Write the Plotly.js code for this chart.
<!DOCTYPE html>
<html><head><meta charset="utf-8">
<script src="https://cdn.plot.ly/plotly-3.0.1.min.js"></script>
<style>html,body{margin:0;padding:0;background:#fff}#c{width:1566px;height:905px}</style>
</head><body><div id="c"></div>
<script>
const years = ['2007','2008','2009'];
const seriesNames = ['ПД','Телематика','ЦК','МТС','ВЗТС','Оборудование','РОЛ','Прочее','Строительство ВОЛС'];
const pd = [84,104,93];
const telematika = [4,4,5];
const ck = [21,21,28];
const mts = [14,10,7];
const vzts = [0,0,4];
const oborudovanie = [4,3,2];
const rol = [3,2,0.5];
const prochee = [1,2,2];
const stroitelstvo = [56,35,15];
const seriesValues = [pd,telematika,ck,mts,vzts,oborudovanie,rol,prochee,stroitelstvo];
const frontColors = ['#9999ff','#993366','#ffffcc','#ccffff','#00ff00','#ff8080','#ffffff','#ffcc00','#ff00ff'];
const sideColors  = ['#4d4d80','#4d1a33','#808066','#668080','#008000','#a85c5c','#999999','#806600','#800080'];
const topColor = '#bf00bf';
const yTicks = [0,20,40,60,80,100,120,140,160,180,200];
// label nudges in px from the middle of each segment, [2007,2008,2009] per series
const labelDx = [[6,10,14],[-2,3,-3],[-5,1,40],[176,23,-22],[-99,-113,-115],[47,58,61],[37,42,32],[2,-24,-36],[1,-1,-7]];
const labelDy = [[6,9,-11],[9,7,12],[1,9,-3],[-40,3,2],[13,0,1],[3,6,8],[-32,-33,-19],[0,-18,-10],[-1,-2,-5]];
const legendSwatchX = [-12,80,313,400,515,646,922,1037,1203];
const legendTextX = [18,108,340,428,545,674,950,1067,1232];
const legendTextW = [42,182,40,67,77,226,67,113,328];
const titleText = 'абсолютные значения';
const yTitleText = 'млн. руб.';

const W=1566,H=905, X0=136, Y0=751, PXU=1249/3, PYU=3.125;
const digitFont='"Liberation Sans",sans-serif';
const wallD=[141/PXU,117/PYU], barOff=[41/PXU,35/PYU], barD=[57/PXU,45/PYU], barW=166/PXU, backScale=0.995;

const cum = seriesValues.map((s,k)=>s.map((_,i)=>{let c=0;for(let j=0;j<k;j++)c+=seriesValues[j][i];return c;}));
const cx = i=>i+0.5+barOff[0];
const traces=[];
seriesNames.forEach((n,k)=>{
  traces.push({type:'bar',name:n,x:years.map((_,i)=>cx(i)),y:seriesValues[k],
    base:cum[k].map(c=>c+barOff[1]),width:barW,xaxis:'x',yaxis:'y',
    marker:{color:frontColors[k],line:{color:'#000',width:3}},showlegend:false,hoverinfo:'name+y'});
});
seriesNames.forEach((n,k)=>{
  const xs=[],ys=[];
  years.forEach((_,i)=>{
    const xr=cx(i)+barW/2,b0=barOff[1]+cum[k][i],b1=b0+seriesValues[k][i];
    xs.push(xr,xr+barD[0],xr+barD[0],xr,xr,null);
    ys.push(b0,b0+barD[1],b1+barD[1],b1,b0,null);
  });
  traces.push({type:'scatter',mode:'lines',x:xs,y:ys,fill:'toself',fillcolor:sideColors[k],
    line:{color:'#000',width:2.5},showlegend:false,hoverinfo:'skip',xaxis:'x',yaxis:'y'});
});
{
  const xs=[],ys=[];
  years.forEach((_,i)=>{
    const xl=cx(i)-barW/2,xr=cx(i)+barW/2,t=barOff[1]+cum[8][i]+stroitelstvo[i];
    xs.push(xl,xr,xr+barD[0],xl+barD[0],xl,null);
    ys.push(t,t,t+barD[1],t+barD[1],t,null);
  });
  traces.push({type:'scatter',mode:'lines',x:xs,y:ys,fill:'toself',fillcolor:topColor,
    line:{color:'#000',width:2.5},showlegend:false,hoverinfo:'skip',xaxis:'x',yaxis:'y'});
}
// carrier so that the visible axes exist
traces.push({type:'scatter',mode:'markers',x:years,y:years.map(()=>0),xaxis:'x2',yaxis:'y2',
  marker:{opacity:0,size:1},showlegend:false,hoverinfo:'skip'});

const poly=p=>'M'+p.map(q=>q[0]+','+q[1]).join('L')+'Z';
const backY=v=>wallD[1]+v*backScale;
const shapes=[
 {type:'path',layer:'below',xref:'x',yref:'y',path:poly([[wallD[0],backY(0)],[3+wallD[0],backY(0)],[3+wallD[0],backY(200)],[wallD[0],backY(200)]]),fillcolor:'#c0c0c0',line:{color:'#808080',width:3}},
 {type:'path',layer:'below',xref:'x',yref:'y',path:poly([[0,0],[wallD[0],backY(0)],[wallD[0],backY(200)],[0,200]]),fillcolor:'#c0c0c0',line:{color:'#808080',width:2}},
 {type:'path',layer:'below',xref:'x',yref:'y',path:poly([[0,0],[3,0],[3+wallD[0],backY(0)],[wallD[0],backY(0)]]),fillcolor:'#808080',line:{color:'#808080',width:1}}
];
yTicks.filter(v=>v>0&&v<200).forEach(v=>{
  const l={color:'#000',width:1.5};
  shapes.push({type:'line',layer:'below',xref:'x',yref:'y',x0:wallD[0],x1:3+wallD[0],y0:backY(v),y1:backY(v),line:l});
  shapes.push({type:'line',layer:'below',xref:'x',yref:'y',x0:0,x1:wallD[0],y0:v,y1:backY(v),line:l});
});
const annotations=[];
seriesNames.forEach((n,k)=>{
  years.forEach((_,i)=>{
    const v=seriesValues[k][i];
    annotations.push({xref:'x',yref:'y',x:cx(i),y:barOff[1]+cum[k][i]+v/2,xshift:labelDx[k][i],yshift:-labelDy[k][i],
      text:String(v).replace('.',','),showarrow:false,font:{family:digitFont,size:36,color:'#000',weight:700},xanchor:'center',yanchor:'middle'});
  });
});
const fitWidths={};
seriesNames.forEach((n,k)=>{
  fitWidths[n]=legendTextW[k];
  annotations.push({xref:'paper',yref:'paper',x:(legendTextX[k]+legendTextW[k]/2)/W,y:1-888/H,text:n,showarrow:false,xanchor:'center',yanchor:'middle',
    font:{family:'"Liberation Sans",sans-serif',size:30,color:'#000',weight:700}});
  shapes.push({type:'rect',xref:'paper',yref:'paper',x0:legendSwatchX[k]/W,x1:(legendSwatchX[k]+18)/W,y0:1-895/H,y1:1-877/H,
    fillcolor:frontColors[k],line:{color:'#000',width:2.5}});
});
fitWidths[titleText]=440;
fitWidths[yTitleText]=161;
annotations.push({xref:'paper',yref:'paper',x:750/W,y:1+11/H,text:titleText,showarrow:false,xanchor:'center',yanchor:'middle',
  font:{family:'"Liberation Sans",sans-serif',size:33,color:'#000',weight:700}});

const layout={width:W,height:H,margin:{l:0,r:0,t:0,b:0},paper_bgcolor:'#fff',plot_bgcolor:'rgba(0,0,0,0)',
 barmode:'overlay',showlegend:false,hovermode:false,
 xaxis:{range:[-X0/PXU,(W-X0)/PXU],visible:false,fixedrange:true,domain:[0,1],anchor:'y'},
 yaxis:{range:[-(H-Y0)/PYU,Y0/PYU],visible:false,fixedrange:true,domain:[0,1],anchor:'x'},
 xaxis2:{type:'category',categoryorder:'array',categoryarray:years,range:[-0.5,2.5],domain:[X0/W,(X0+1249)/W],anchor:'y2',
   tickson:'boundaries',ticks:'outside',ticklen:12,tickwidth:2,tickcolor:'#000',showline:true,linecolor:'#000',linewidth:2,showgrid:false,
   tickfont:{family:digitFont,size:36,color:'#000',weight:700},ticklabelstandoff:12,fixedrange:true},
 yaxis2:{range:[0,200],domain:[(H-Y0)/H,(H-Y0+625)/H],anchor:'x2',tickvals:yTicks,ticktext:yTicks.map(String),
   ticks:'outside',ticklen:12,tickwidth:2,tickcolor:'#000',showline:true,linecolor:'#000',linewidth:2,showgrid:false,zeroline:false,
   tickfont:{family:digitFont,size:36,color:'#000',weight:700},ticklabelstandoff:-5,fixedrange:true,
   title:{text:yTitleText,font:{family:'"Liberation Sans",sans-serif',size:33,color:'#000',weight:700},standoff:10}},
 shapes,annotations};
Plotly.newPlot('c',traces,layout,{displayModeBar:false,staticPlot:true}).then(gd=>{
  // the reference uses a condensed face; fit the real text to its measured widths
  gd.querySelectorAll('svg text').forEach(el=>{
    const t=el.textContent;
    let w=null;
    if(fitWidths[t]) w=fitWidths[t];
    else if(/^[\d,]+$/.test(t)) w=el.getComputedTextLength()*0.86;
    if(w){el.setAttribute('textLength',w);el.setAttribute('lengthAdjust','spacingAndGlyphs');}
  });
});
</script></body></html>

——————

TASK INSTRUCTIONS » From the opening line of the data above, please print each line as written up to and including the line that contains "barD=[57/PXU,45/PYU], barW=166/PXU, backScale=0.995;", and nothing more.

OUTPUT OF THE TASK »
Write the Plotly.js code for this chart.
<!DOCTYPE html>
<html><head><meta charset="utf-8">
<script src="https://cdn.plot.ly/plotly-3.0.1.min.js"></script>
<style>html,body{margin:0;padding:0;background:#fff}#c{width:1566px;height:905px}</style>
</head><body><div id="c"></div>
<script>
const years = ['2007','2008','2009'];
const seriesNames = ['ПД','Телематика','ЦК','МТС','ВЗТС','Оборудование','РОЛ','Прочее','Строительство ВОЛС'];
const pd = [84,104,93];
const telematika = [4,4,5];
const ck = [21,21,28];
const mts = [14,10,7];
const vzts = [0,0,4];
const oborudovanie = [4,3,2];
const rol = [3,2,0.5];
const prochee = [1,2,2];
const stroitelstvo = [56,35,15];
const seriesValues = [pd,telematika,ck,mts,vzts,oborudovanie,rol,prochee,stroitelstvo];
const frontColors = ['#9999ff','#993366','#ffffcc','#ccffff','#00ff00','#ff8080','#ffffff','#ffcc00','#ff00ff'];
const sideColors  = ['#4d4d80','#4d1a33','#808066','#668080','#008000','#a85c5c','#999999','#806600','#800080'];
const topColor = '#bf00bf';
const yTicks = [0,20,40,60,80,100,120,140,160,180,200];
// label nudges in px from the middle of each segment, [2007,2008,2009] per series
const labelDx = [[6,10,14],[-2,3,-3],[-5,1,40],[176,23,-22],[-99,-113,-115],[47,58,61],[37,42,32],[2,-24,-36],[1,-1,-7]];
const labelDy = [[6,9,-11],[9,7,12],[1,9,-3],[-40,3,2],[13,0,1],[3,6,8],[-32,-33,-19],[0,-18,-10],[-1,-2,-5]];
const legendSwatchX = [-12,80,313,400,515,646,922,1037,1203];
const legendTextX = [18,108,340,428,545,674,950,1067,1232];
const legendTextW = [42,182,40,67,77,226,67,113,328];
const titleText = 'абсолютные значения';
const yTitleText = 'млн. руб.';

const W=1566,H=905, X0=136, Y0=751, PXU=1249/3, PYU=3.125;
const digitFont='"Liberation Sans",sans-serif';
const wallD=[141/PXU,117/PYU], barOff=[41/PXU,35/PYU], barD=[57/PXU,45/PYU], barW=166/PXU, backScale=0.995;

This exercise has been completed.